### Given exercise
Select and reproduce each line of the listing below that bears the string "this".

### Dataset rows

☆ ☆ ☆ ☆ ☆ ☆ ☆

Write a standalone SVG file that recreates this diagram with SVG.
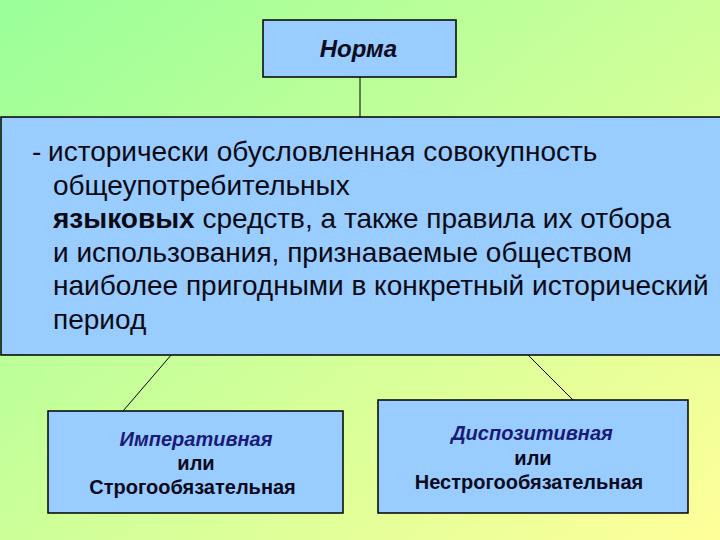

☆ ☆ ☆ ☆ ☆ ☆ ☆

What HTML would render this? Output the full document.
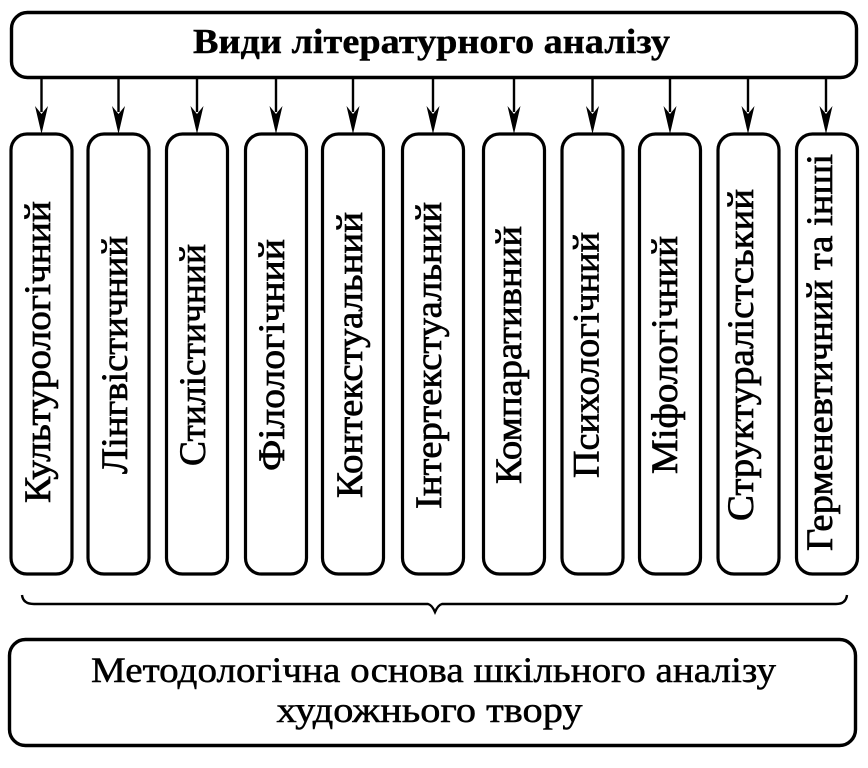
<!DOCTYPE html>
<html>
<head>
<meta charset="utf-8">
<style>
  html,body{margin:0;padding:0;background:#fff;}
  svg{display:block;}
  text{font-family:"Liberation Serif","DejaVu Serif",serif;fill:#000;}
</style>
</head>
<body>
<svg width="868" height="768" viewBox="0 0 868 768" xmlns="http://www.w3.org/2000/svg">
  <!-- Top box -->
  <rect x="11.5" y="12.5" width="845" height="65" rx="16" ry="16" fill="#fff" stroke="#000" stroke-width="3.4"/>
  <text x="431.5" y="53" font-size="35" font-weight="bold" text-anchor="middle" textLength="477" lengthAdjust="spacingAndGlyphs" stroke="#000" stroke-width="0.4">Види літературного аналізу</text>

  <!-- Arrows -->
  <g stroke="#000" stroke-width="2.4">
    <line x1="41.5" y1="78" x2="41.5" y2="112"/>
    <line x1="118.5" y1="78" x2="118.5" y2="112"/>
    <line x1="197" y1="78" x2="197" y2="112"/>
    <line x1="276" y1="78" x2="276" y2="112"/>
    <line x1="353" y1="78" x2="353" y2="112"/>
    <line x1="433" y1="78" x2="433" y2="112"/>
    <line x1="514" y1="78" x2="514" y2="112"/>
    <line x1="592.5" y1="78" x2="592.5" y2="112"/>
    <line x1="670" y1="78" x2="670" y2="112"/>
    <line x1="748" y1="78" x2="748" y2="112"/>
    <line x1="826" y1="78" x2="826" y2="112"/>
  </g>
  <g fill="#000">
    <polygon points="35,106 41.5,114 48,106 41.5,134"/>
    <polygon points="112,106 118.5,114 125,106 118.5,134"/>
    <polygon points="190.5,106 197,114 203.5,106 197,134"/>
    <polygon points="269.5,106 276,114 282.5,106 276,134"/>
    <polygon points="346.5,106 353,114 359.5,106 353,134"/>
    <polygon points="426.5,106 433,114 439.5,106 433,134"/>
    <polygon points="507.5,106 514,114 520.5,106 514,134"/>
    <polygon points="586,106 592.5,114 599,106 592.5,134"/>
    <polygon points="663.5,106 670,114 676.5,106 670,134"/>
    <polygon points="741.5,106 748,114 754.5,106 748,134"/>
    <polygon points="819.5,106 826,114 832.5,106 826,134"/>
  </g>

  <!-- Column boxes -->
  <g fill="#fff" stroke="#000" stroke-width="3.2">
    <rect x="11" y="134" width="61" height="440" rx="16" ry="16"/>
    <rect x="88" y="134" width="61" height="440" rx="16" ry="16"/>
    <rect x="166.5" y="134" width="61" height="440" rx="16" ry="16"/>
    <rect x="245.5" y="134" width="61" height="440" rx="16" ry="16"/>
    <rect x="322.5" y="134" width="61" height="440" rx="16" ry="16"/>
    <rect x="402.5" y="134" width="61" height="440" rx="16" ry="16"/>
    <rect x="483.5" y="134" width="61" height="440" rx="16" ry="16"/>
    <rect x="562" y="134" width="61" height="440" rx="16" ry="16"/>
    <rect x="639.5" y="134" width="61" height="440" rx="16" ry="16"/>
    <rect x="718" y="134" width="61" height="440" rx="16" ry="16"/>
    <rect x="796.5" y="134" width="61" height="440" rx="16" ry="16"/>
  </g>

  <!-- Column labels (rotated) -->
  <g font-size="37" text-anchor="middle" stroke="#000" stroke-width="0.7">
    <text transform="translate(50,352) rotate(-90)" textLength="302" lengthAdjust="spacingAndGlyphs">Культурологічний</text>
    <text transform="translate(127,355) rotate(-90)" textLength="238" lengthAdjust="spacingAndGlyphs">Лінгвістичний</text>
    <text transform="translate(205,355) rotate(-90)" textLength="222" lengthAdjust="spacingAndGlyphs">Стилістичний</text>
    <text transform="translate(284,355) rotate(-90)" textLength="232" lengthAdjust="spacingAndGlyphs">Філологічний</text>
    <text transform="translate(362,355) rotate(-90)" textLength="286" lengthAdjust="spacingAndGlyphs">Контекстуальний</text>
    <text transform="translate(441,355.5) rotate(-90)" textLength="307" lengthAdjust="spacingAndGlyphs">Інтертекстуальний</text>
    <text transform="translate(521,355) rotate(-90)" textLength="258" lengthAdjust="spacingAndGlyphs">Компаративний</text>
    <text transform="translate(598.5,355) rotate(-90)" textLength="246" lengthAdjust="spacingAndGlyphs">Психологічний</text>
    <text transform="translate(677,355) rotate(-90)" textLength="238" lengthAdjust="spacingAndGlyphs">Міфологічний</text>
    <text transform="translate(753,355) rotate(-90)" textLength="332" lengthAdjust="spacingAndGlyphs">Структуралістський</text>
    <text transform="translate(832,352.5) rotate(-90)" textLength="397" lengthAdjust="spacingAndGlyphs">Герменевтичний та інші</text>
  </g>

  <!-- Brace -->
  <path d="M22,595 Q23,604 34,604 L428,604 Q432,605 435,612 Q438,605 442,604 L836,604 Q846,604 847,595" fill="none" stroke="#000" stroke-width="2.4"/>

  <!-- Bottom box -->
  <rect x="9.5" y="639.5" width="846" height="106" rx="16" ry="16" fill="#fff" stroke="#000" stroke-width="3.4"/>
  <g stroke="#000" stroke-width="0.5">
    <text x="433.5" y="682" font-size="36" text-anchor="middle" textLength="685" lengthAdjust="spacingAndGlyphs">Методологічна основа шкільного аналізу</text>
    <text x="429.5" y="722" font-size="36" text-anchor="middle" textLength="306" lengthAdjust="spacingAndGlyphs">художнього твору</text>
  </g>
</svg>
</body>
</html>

☆ ☆ ☆ ☆ ☆ ☆ ☆

### Correct output
Write a standalone SVG file that recreates this diagram with SVG.
What HTML would render this? Output the full document.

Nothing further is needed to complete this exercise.